2. Removal of memcpy introduced on the attributed with readonly, noalias and nocapture on MemCpyOpt
LLVM function arguments can have attributes, i.e. noalias shows there is no other pointer variable that points to the same as the argument, and readonly shows that the argument is not modified in the function. Functions attributed noalias and readonly at the same position show invariance during the execution of the functions. If it’s also attributed with nocapture, we can omit the memcpy of argument to pass for such functions. But to completely remove that memcpy, we need to attach alignment attributes to the arguments.
- Initial Step: Use memcpy source directly if dest is known to be immutable from attributes.
- Second Step(Rust side and other person’s patch): Add alignment to indirectly-passed by-value types, correcting the alignment of byval on x86.
For the Second step, Nikita and erikdesjardins worked hard on the corner cases, and we finally could get the issue closed.
3. Attaching wrapping flags for the switch to look up table conversion on SimplifyCFG
This issue reports dropped nsw (no signed wrap) flags for arithmetic instructions on SimplifyCFG and InstCombine. (This is motivated by Rust Issue reported in the issue). This can be addressed by SimplifyCFG and InstCombine/InstSimplify. For the former SwitchToLookupTable on SimplifyCFG is the place to handle this.

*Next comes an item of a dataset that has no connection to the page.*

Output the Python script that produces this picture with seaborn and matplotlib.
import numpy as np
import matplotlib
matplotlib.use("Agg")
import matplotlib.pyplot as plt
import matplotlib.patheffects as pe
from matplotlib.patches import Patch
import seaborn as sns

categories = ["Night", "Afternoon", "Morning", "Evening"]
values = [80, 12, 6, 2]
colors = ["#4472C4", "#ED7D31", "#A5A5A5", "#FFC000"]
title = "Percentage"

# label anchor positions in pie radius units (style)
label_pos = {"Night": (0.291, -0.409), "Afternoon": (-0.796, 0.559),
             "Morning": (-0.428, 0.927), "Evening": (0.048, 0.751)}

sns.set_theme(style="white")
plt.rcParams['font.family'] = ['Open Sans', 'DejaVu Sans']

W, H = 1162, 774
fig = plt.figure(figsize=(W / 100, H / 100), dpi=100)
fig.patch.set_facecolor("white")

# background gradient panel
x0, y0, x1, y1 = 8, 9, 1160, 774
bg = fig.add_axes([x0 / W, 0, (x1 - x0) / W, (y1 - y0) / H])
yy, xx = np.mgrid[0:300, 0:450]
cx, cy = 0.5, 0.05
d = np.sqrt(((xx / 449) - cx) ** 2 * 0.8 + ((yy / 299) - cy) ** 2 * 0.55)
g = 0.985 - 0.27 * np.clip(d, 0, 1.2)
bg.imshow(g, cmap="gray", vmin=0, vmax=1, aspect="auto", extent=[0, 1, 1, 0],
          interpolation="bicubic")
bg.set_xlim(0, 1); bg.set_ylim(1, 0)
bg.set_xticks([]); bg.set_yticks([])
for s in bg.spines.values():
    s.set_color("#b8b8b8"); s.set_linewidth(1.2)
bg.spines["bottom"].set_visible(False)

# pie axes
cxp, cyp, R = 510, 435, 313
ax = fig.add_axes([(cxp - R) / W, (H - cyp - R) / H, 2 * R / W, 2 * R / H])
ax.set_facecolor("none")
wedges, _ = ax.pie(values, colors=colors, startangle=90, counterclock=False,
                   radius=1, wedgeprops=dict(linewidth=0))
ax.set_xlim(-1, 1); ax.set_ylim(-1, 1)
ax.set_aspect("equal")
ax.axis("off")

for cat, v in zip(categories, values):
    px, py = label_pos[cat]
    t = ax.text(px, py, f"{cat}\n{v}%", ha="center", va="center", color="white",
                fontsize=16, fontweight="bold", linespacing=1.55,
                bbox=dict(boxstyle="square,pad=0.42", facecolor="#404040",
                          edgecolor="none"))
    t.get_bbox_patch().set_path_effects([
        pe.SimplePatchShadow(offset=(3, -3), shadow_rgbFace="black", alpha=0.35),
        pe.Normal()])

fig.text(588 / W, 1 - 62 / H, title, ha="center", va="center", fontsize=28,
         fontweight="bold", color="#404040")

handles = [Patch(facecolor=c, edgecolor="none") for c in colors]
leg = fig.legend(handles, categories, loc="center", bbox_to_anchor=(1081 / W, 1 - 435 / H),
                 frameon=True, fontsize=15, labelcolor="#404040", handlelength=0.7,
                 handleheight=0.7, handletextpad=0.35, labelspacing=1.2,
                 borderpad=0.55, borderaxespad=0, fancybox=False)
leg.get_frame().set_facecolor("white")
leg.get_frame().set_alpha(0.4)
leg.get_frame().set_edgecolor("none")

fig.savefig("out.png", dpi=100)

- Initial Step: add nsw/nuw on SwitchToLookupTable in SimplifyCFG
- Add nsw on SwitchToLookupTable index calculation on MinCaseVal subtraction
- add nuw/nsw on BuildLookuptable BitMap shift width calculation
- add nsw on BuildLookuptable LinearMap calculation
- Second Step: Preserve nsw on InstCombine for the cases.
Although SimplifyCFG patch was wrong and required fixup patch, we could resolve the original issue.

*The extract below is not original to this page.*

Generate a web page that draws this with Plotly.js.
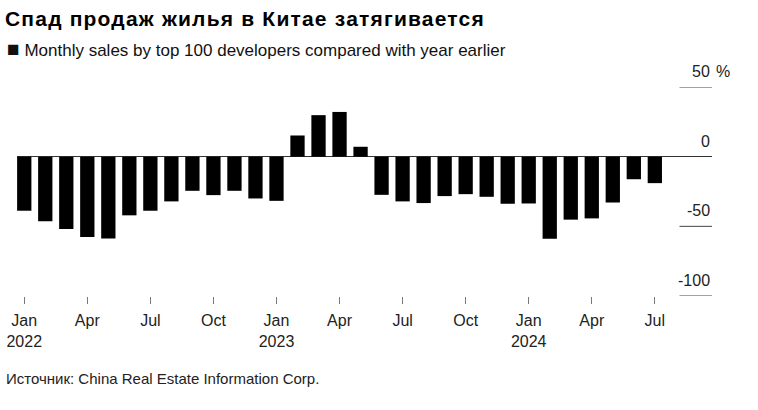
<!DOCTYPE html>
<html>
<head>
<meta charset="utf-8">
<script src="https://cdn.plot.ly/plotly-3.0.1.min.js"></script>
<style>
html,body{margin:0;padding:0;background:#fff;}
#chart{width:758px;height:410px;}
#chart .gtitle{letter-spacing:1.2px;}
</style>
</head>
<body>
<div id="chart"></div>
<script>
const months = ['2022-01','2022-02','2022-03','2022-04','2022-05','2022-06','2022-07','2022-08','2022-09','2022-10','2022-11','2022-12',
                '2023-01','2023-02','2023-03','2023-04','2023-05','2023-06','2023-07','2023-08','2023-09','2023-10','2023-11','2023-12',
                '2024-01','2024-02','2024-03','2024-04','2024-05','2024-06','2024-07'];
const salesChange = [-38.8,-46.4,-51.9,-57.6,-58.8,-42.1,-38.8,-32.1,-24.5,-27.6,-24.5,-30.0,
                     -31.7,15.2,29.8,32.1,7.1,-27.4,-32.1,-33.3,-28.3,-26.9,-28.8,-33.8,
                     -33.6,-59.0,-45.2,-44.3,-32.9,-16.2,-19.0];
const xTickVals = ['2022-01','2022-04','2022-07','2022-10','2023-01','2023-04','2023-07','2023-10','2024-01','2024-04','2024-07'];
const xTickText = ['Jan<br>2022','Apr','Jul','Oct','Jan<br>2023','Apr','Jul','Oct','Jan<br>2024','Apr','Jul'];
const yTickVals = [-100,-50,0,50];
const yTickText = ['-100','-50','0','50'];
const yUnit = '%';
const titleText = 'Спад продаж жилья в Китае затягивается';
const legendText = 'Monthly sales by top 100 developers compared with year earlier';
const sourceText = 'Источник: China Real Estate Information Corp.';

const FONT = 'Liberation Sans, Arial, sans-serif';
const W = 758, H = 410, ML = 17, MR = 46, MT = 87, MB = 114;
const PW = W - ML - MR, PH = H - MT - MB;
const px2x = p => (p - ML) / PW;
const px2y = p => (H - MB - p) / PH;

const annotations = [];
yTickVals.forEach((v, i) => {
  annotations.push({xref:'paper', yref:'y', x:1, y:v, xanchor:'right', yanchor:'bottom', yshift:5,
    text:yTickText[i], showarrow:false, font:{family:FONT, size:16, color:'#222'}});
});
annotations.push({xref:'paper', yref:'y', x:1, y:yTickVals[yTickVals.length-1], xanchor:'left', yanchor:'bottom', yshift:5, xshift:2,
  text:yUnit, showarrow:false, font:{family:FONT, size:16, color:'#222'}});
annotations.push({xref:'paper', yref:'paper', x:px2x(5), y:px2y(48), xanchor:'left', yanchor:'middle',
  text:'<span style="font-size:21px">■</span> ' + legendText, showarrow:false, font:{family:FONT, size:17, color:'#111'}});
annotations.push({xref:'paper', yref:'paper', x:px2x(4), y:px2y(378), xanchor:'left', yanchor:'middle',
  text:sourceText, showarrow:false, font:{family:FONT, size:15, color:'#222'}});

const shapes = yTickVals.filter(v => v !== 0).map(v => ({
  type:'line', xref:'paper', yref:'y', x0:px2x(679.5), x1:1, y0:v, y1:v,
  line:{color:'#444', width:1}
}));

const trace = {
  type:'bar', x:months, y:salesChange,
  marker:{color:'#000', line:{width:0}},
  hoverinfo:'x+y'
};

const layout = {
  width:W, height:H,
  margin:{l:ML, r:MR, t:MT, b:MB, pad:0},
  paper_bgcolor:'#fff', plot_bgcolor:'#fff',
  showlegend:false,
  bargap:0.32,
  title:{text:'<b>' + titleText + '</b>', x:5/W, xref:'container', xanchor:'left',
         y:1 - 19/H, yref:'container', yanchor:'middle', font:{family:FONT, size:21, color:'#000'}},
  xaxis:{type:'category', range:[-0.345, 32.72], tickmode:'array', tickvals:xTickVals, ticktext:xTickText,
         ticks:'outside', ticklen:7, tickwidth:1, tickcolor:'#777', showgrid:false, zeroline:false, showline:false,
         ticklabelstandoff:3,
         tickfont:{family:FONT, size:16, color:'#222'}, fixedrange:true},
  yaxis:{range:[-100, 50], showticklabels:false, ticks:'', showgrid:false, zeroline:true, zerolinecolor:'#333',
         zerolinewidth:1, showline:false, fixedrange:true},
  annotations:annotations,
  shapes:shapes
};

Plotly.newPlot('chart', [trace], layout, {displayModeBar:false, staticPlot:true});
</script>
</body>
</html>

4. Stack Move Optimization, which merges the allocas neither captured nor simultaneously used
Rust’s move semantics introduce memcpy when values are 1) rebind to the variables, 2) passed by value to the functions. But for most cases, also due to the property of the Rust references, both pointers aren’t used simultaneously. By using alias/dataflow analysis, we could find such patterns on LLVM-IR. Originally, liveness-analysis approach was proposed, but it stalled for a long time. So I pushed forward by splitting it’s patch.
- Initial Step: Single basic block Stack Move Optimization
- Second Step: Multi basic block Stack Move Optimization
- Third Step: Dataflow sensitive Stack Move Optimization(WIP)

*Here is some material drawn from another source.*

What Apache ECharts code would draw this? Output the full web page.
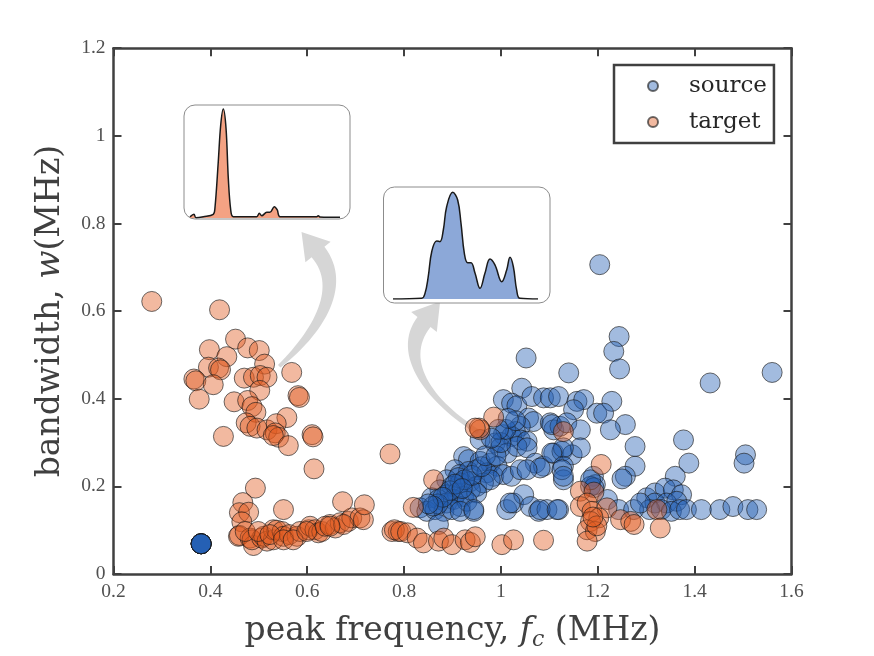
<!DOCTYPE html>
<html>
<head>
<meta charset="utf-8">
<script src="https://cdn.jsdelivr.net/npm/echarts@6/dist/echarts.min.js"></script>
<style>html,body{margin:0;padding:0;background:#fff}#c{width:874px;height:656px}</style>
</head>
<body>
<div id="c"></div>
<script>
// ---- data ----
var seriesNames = ['source', 'target'];
var xTicks = [0.2, 0.4, 0.6, 0.8, 1.0, 1.2, 1.4, 1.6];
var yTicks = [0, 0.2, 0.4, 0.6, 0.8, 1.0, 1.2];

var sourcePoints = [
  [0.381,0.069],[0.381,0.069],[0.381,0.069],[0.381,0.069],[0.381,0.069],[0.381,0.069],[0.381,0.069],[0.381,0.069],
  [1.052,0.493],[1.140,0.459],[1.043,0.424],
  [1.005,0.398],[1.022,0.390],[1.033,0.384],
  [1.064,0.405],[1.088,0.402],[1.102,0.402],[1.119,0.405],
  [1.157,0.394],[1.171,0.398],[1.150,0.375],[1.198,0.367],
  [1.229,0.394],[1.212,0.367],[1.257,0.341],[1.226,0.329],
  [1.244,0.542],[1.233,0.508],[1.245,0.468],[1.204,0.706],
  [1.432,0.436],[1.560,0.460],
  [1.057,0.356],[1.067,0.348],[1.040,0.337],[1.030,0.325],
  [1.102,0.345],[1.109,0.329],[1.122,0.337],[1.105,0.341],[1.136,0.345],[1.164,0.329],
  [1.005,0.318],[1.022,0.314],[1.040,0.306],[1.054,0.303],
  [0.957,0.307],[0.988,0.299],[0.999,0.288],[1.013,0.276],
  [1.033,0.291],[1.054,0.288],[1.071,0.253],[1.088,0.246],
  [1.109,0.276],[1.126,0.280],[1.147,0.272],[1.164,0.288],[1.129,0.288],[1.105,0.276],
  [1.081,0.242],[1.129,0.246],[1.129,0.215],[1.126,0.238],[1.129,0.223],
  [1.277,0.291],[1.377,0.306],[1.277,0.246],[1.257,0.223],[1.250,0.217],
  [1.388,0.253],[1.360,0.223],[1.505,0.272],[1.502,0.253],
  [1.191,0.223],[1.195,0.204],[1.185,0.200],[1.192,0.197],[1.185,0.215],[1.220,0.170],
  [0.923,0.268],[0.933,0.261],[0.957,0.257],[0.978,0.253],[0.992,0.246],
  [0.905,0.238],[0.915,0.227],[0.933,0.234],
  [0.950,0.238],[0.971,0.231],[0.985,0.223],[1.005,0.227],[1.022,0.223],[1.040,0.238],[1.054,0.238],
  [0.888,0.215],[0.899,0.200],[0.916,0.208],[0.937,0.211],[0.950,0.200],[0.964,0.208],[0.978,0.215],
  [0.874,0.192],[0.888,0.181],[0.909,0.185],[0.923,0.177],[0.937,0.192],[0.950,0.185],
  [0.857,0.174],[0.871,0.170],[0.888,0.162],[0.902,0.170],[0.916,0.154],[0.930,0.166],[0.944,0.143],
  [0.833,0.151],[0.847,0.143],[0.864,0.147],[0.882,0.143],[0.899,0.147],[0.916,0.143],[0.944,0.147],
  [0.871,0.113],
  [1.012,0.147],[1.026,0.162],[1.047,0.181],[1.061,0.154],[1.078,0.143],[1.095,0.147],[1.119,0.147],[1.019,0.162],[1.081,0.147],
  [1.301,0.174],[1.318,0.185],[1.339,0.196],[1.356,0.192],[1.373,0.181],[1.318,0.162],[1.342,0.162],[1.363,0.166],
  [1.307,0.147],[1.331,0.147],[1.352,0.143],[1.369,0.147],[1.383,0.147],
  [1.414,0.147],[1.452,0.147],[1.479,0.154],[1.510,0.147],[1.528,0.147],
  [1.116,0.147],[1.243,0.147],[1.274,0.147],[1.288,0.162],
  [0.912,0.220],[0.925,0.215],[0.940,0.225],[0.960,0.245],[0.968,0.270],[0.990,0.270],[1.000,0.300],
  [1.010,0.330],[1.030,0.350],[1.015,0.355],[0.995,0.330],[0.980,0.310],[0.895,0.190],[0.905,0.205],
  [0.920,0.195],[0.870,0.160],[0.880,0.175],[0.860,0.155],[0.850,0.160]
];

var targetPoints = [
  [0.279,0.622],[0.419,0.603],[0.452,0.536],[0.398,0.512],[0.477,0.516],[0.501,0.510],
  [0.434,0.496],[0.512,0.479],[0.396,0.472],[0.417,0.470],[0.421,0.466],[0.366,0.445],[0.370,0.441],
  [0.406,0.432],[0.470,0.447],[0.489,0.449],[0.503,0.453],[0.517,0.449],[0.568,0.460],[0.502,0.419],
  [0.377,0.399],[0.581,0.407],[0.584,0.403],[0.449,0.393],[0.477,0.396],[0.486,0.382],[0.494,0.369],
  [0.558,0.357],[0.474,0.345],[0.482,0.337],[0.496,0.333],[0.517,0.329],[0.536,0.343],[0.534,0.322],
  [0.541,0.312],[0.530,0.316],[0.561,0.293],[0.427,0.314],[0.610,0.318],[0.612,0.313],[0.614,0.240],
  [0.493,0.196],[0.467,0.163],[0.551,0.147],[0.460,0.140],[0.479,0.141],[0.465,0.119],
  [0.458,0.086],[0.460,0.088],[0.482,0.082],[0.489,0.065],[0.486,0.078],[0.506,0.082],[0.510,0.086],
  [0.517,0.075],[0.530,0.078],[0.530,0.101],[0.537,0.100],[0.548,0.097],[0.551,0.086],[0.563,0.090],
  [0.579,0.086],[0.585,0.097],[0.603,0.101],[0.606,0.109],[0.616,0.101],[0.623,0.094],[0.630,0.097],
  [0.647,0.113],[0.658,0.105],[0.668,0.117],[0.685,0.120],[0.692,0.128],[0.709,0.128],[0.716,0.124],
  [0.472,0.097],[0.499,0.097],[0.523,0.090],[0.551,0.078],[0.571,0.078],[0.599,0.097],[0.637,0.109],
  [0.675,0.113],[0.647,0.109],[0.673,0.165],[0.718,0.158],[0.771,0.274],
  [0.775,0.097],[0.788,0.097],[0.780,0.101],[0.793,0.097],[0.807,0.094],[0.827,0.082],[0.840,0.071],
  [0.871,0.075],[0.882,0.082],[0.899,0.067],[0.926,0.078],[0.937,0.072],[0.947,0.085],[1.002,0.067],
  [1.026,0.078],[1.088,0.077],
  [0.985,0.358],[0.957,0.329],[0.955,0.333],[0.947,0.333],[0.861,0.215],[0.819,0.152],
  [1.129,0.325],[1.207,0.250],
  [1.164,0.189],[1.192,0.187],[1.164,0.154],[1.178,0.162],[1.188,0.143],[1.219,0.151],[1.202,0.128],
  [1.185,0.120],[1.178,0.101],[1.195,0.097],[1.178,0.075],[1.247,0.124],[1.268,0.120],[1.275,0.113],
  [1.322,0.147],[1.329,0.105],[1.198,0.110],[1.190,0.130]
];

// inset spectra (arbitrary units 0..100 horizontally, 0..1 vertically)
var insetTargetX = [0, 2.6, 3.9, 8.8, 15.3, 16.4, 18.6, 20.2, 21.9, 23.7, 25.2, 26.8, 28.5, 43.9, 45.6, 47.2, 50.5, 52.6, 55.5, 57.4, 59.2, 83.4, 84.4, 85.5, 98.7];
var insetTargetY = [0.01, 0.033, 0.003, 0.012, 0.033, 0.086, 0.498, 0.823, 0.965, 0.794, 0.351, 0.071, 0.012, 0.012, 0.042, 0.020, 0.050, 0.050, 0.100, 0.071, 0.012, 0.012, 0.020, 0.009, 0.006];
var insetSourceX = [0, 19.8, 22.1, 24.3, 26.7, 30.1, 32.4, 34.7, 37.0, 41.2, 44.6, 46.9, 49.2, 51.5, 53.8, 56.6, 60.0, 63.4, 66.9, 70.3, 75.0, 78.4, 80.7, 83.0, 85.3, 87.6, 100];
var insetSourceY = [0, 0.006, 0.051, 0.199, 0.422, 0.518, 0.512, 0.616, 0.824, 0.953, 0.884, 0.676, 0.408, 0.324, 0.324, 0.229, 0.095, 0.229, 0.357, 0.304, 0.154, 0.259, 0.372, 0.288, 0.080, 0.006, 0];

function zip(a, b) { return a.map(function (v, i) { return [v, b[i]]; }); }

// decorative curved arrow outline: bezier edges sampled into a polygon
function bez(p0, p1, p2, p3, n) {
  var pts = [];
  for (var i = 0; i <= n; i++) {
    var t = i / n, u = 1 - t;
    pts.push([
      u*u*u*p0[0] + 3*u*u*t*p1[0] + 3*u*t*t*p2[0] + t*t*t*p3[0],
      u*u*u*p0[1] + 3*u*u*t*p1[1] + 3*u*t*t*p2[1] + t*t*t*p3[1]
    ]);
  }
  return pts;
}
function arrowShape(sideA, head, sideB) {
  var a = bez(sideA[0], sideA[1], sideA[2], sideA[3], 30);
  var b = bez(sideB[0], sideB[1], sideB[2], sideB[3], 30);
  return a.concat(head).concat(b);
}
var leftArrow = arrowShape(
  [[278,364.9],[315,328],[337,286.2],[311.6,257.2]],
  [[305.4,262.3],[301.5,231.9],[330.6,241.7]],
  [[324.4,246.8],[353,283.8],[326,332],[280.5,367.5]]
);
var rightArrow = arrowShape(
  [[477,434],[420.5,398.5],[391.5,351.3],[417.5,317]],
  [[411.2,312],[440.1,301.6],[436.8,332],[430.5,327]],
  [[430.5,327],[405,359],[430,398.5],[479.5,430]]
);

var axisColor = '#404040';
var serif = 'DejaVu Serif';
var numFont = 'Liberation Serif';

var chart = echarts.init(document.getElementById('c'), null, {renderer: 'canvas'});

function mainX(pos, showLabel, withName) {
  var o = {
    type: 'value', gridIndex: 0, position: pos,
    min: xTicks[0], max: xTicks[xTicks.length - 1], interval: 0.2,
    axisLine: {show: true, onZero: false, lineStyle: {color: axisColor, width: 2.5}},
    axisTick: {show: true, inside: true, length: 8, lineStyle: {color: axisColor, width: 2}},
    axisLabel: {show: showLabel, fontFamily: numFont, fontSize: 19.5, color: '#505050', margin: 8},
    splitLine: {show: false}
  };
  if (withName) {
    o.name = '{n|peak frequency, }{i|f}{s|c}{n| (MHz)}';
    o.nameLocation = 'middle';
    o.nameGap = 37;
    o.nameTextStyle = {
      color: axisColor, fontFamily: serif, fontSize: 33,
      rich: {
        n: {fontFamily: serif, fontSize: 33, color: axisColor},
        i: {fontFamily: serif, fontSize: 33, fontStyle: 'italic', color: axisColor},
        s: {fontFamily: serif, fontSize: 22, fontStyle: 'italic', color: axisColor, padding: [18, 0, 0, 0]}
      }
    };
  }
  return o;
}
function mainY(pos, showLabel, withName) {
  var o = {
    type: 'value', gridIndex: 0, position: pos,
    min: yTicks[0], max: yTicks[yTicks.length - 1], interval: 0.2,
    axisLine: {show: true, onZero: false, lineStyle: {color: axisColor, width: 2.5}},
    axisTick: {show: true, inside: true, length: 8, lineStyle: {color: axisColor, width: 2}},
    axisLabel: {show: showLabel, fontFamily: numFont, fontSize: 19.5, color: '#505050', margin: 8},
    splitLine: {show: false}
  };
  if (withName) {
    o.name = '{n|bandwidth, }{i|w}{n|(MHz)}';
    o.nameLocation = 'middle';
    o.nameGap = 47;
    o.nameTextStyle = {
      color: axisColor, fontFamily: serif, fontSize: 33,
      rich: {
        n: {fontFamily: serif, fontSize: 33, color: axisColor},
        i: {fontFamily: serif, fontSize: 33, fontStyle: 'italic', color: axisColor}
      }
    };
  }
  return o;
}

var option = {
  animation: false,
  backgroundColor: '#fff',
  grid: [
    {left: 113.5, right: 82.5, top: 48.2, bottom: 81.6},
    {left: 190, top: 105, width: 152, height: 113},
    {left: 393, top: 187, width: 145, height: 112}
  ],
  xAxis: [
    mainX('bottom', true, true),
    mainX('top', false, false),
    {type: 'value', gridIndex: 1, min: 0, max: 100, show: false},
    {type: 'value', gridIndex: 2, min: 0, max: 100, show: false}
  ],
  yAxis: [
    mainY('left', true, true),
    mainY('right', false, false),
    {type: 'value', gridIndex: 1, min: 0, max: 1, show: false},
    {type: 'value', gridIndex: 2, min: 0, max: 1, show: false}
  ],
  legend: {
    data: seriesNames,
    orient: 'vertical',
    left: 614, top: 65,
    padding: [8, 7, 8, 33],
    itemWidth: 10, itemHeight: 10, itemGap: 10,
    backgroundColor: '#fff',
    borderColor: axisColor, borderWidth: 2.5, borderRadius: 0,
    textStyle: {fontFamily: serif, fontSize: 23, color: '#262626', lineHeight: 26, padding: [0, 0, 0, 26]}
  },
  graphic: [
    {type: 'polygon', z: 1, shape: {points: leftArrow}, style: {fill: '#d6d6d6'}},
    {type: 'polygon', z: 1, shape: {points: rightArrow}, style: {fill: '#d6d6d6'}},
    {type: 'rect', z: 8, shape: {x: 184, y: 105, width: 166, height: 114, r: 11}, style: {fill: '#fff', stroke: '#8c8c8c', lineWidth: 1}},
    {type: 'rect', z: 8, shape: {x: 383.5, y: 187, width: 166.5, height: 116, r: 11}, style: {fill: '#fff', stroke: '#8c8c8c', lineWidth: 1}}
  ],
  series: [
    {
      name: 'source', type: 'scatter', xAxisIndex: 0, yAxisIndex: 0,
      symbol: 'circle', symbolSize: 20, z: 3,
      itemStyle: {color: 'rgba(35,95,180,0.53)', borderColor: 'rgba(25,25,25,0.8)', borderWidth: 1},
      data: sourcePoints
    },
    {
      name: 'target', type: 'scatter', xAxisIndex: 0, yAxisIndex: 0,
      symbol: 'circle', symbolSize: 20, z: 4,
      itemStyle: {color: 'rgba(225,90,30,0.53)', borderColor: 'rgba(25,25,25,0.8)', borderWidth: 1},
      data: targetPoints
    },
    {
      name: 'targetSpectrum', type: 'line', xAxisIndex: 2, yAxisIndex: 2, z: 10,
      smooth: 0.35, symbol: 'none',
      lineStyle: {color: '#1a1a1a', width: 1.5},
      areaStyle: {color: '#f4a283', opacity: 1},
      data: zip(insetTargetX, insetTargetY)
    },
    {
      name: 'sourceSpectrum', type: 'line', xAxisIndex: 3, yAxisIndex: 3, z: 10,
      smooth: 0.4, symbol: 'none',
      lineStyle: {color: '#1a1a1a', width: 1.5},
      areaStyle: {color: '#8ca8d8', opacity: 1},
      data: zip(insetSourceX, insetSourceY)
    }
  ]
};
chart.setOption(option);
</script>
</body>
</html>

Due to the lifetime span reconstruction complexity, so many reverts happened. And now, it is still in progress.
Other patches
LLVM
- [ConstantFold] use StoreSize for VectorType byte checking
- [ConstantFolding] fold integers whose bitwidth is greater than 64.
- [LangRef] fix the function result attributes location explanation and example
- [InstCombine] add overflow checking on AddSub
C-(X+C2) --> (C-C2)-X
Rust
Performance Analysis
LLVM update for the Rust with tons of improvement for
Although is the combined improvement of all of Rust-LLVM updates, I could see the significant compile-time/binary size improvements on Rust by updating LLVM. https://github.com/rust-lang/rust/pull/114048#issuecomment-1654195018 That was a very impressive moment to see those results. And I’m looking forward to seeing the results for the complete Stack Move Optimizations also.
Future Work
Extending Stack Move Optimization
Current optimization lacks the ability to reconstruct lifetime spans and has miss opportunities to merge potential memory locations, i.e., for the copy of byval attributed arguments. So, I’ll do more work to realize more robust optimizations.
Profiling for Stack Move Optimization
The original patch author measured improvements for Stack Move Optimization https://arewestackefficientyet.com/, but it’ll be better to profile again to see the scope and abilities of Stack Move Optimization.
More issues on Rust and LLVM
On Rust issues, there are more issues related to LLVM middle-end, labeled with A-LLVM
; I’ll also fix the issues reported for my above patches.
Acknowledgement
I deeply appreciate the guidance and support from my mentor, Nikita Popov, throughout this project. His passion is evident, and he swiftly reviewed numerous patches, mine included. His assistance went beyond this project, positively influencing my broader journey as a software developer. Observing and working alongside him has been truly an invaluable experience. Furthermore, many LLVM contributors took the time to review my patches, even when they were less than perfect. I genuinely appreciate the entire LLVM community.